Il fut une époque où l’on ne frappait pas les dames, ne serait-ce qu’avec une rose. On ne se permettait pas non plus de leur cracher dessus. Autre temps, autres mœurs, si tant est que ces dernières fussent jamais socialistes.
« Tristounet » : c’est ainsi que l’humoriste Laurent Gerra surnommait Lionel Jospin dans certains sketchs il y a de cela plus d’une demi-douzaine d’années. La récente manifestation publique du dernier Premier ministre socialiste confirme cette qualification.
Dans un livre à paraître – mais dont les « bonnes feuilles », comme on dit dans le jargon professionnel, sont déjà parvenues entre certaines mains chargées de les faire connaître avant l’heure – ce dernier « flingue » Ségolène Royal. La femme, la socialiste, la candidate, « personnalité (qui) n’a pas les qualités humaines ni les capacités politiques » nécessaires pour remettre le Parti socialiste en ordre de marche et « espérer gagner la prochaine présidentielle ».
On ne peut être guère moins aimable… et paraître plus aigri, plus rancunier, plus mauvais camarade que ce Tristounet qui, rappelons-le, abandonna tout de même le soir de sa seconde défaite, les troupes qui menèrent deux batailles présidentielles successives à ses côtés. Il y a toujours de la grandeur à assumer ses échecs, voir ceux de ses partisans : la désertion de Lionel Jospin au soir du 5 mai 2002 a prouvé qu’il était tout… sauf un chef !… sans parler, cinq ans plus tard, de sa grotesque tentative de « come-back présidentiel ».
On peut apprécier ou non Valéry Giscard d’Estaing, François Mitterrand ou Jacques Chirac, mais tous les trois firent preuve d’une tout autre ténacité dans leur carrière politique ; même le premier qui envisagea et espéra vainement, deux décennies durant, un bien improbable retour à l’Élysée.
On sous-entend que ce livre a pour objectif de « promouvoir Bertrand Delanoë » à la tête du Parti socialiste : l’actuel maire de Paris a sans doute moins à se préoccuper de ses ennemis que de tels amis.
Ces attaques déshonorantes, loin de nuire à Ségolène Royal, ne peuvent que renforcer la sympathie à son encontre de ceux qui menèrent combat à ses côtés… et qui la virent, le 6 mai dernier, haranguer ses troupes pour qu’elles gardent confiance dans l’avenir.
La campagne qu’elle avait mené a pu surprendre, c’est le moins qu’on puisse penser et même laisser franchement sceptique jusqu’à faire hésiter nombre de ses partisans à lui garder leur confiance pour une future victoire.
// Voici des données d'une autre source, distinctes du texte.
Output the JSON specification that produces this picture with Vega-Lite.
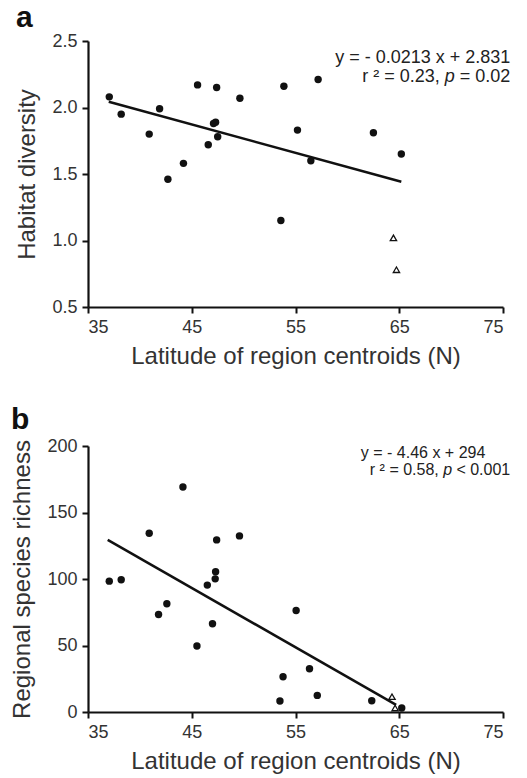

Mais son attitude battante, d’une rare bravoure, ce soir-là, a probablement balayé leurs doutes et définitivement balayé les ambitions de tous ceux qui, au sein de sa formation politique, avaient espéré sa défaite, en y contribuant sournoisement.
Lionel Jospin écrit dans son introduction qu’il a « quelques titres [à s’exprimer] sans détour » ; fort de cela, il juge que Ségolène Royal était « la candidate la moins capable de gagner », mais au moins s’est-il agi pour elle du second tour. Lui restera à jamais comme le candidat qui a été incapable de s’y hisser en 2002. À ce titre, des esprits malicieux lui rétorqueront qu’il était sans doute « le moins autorisé à le faire », même toute honteuse médiocrité bue.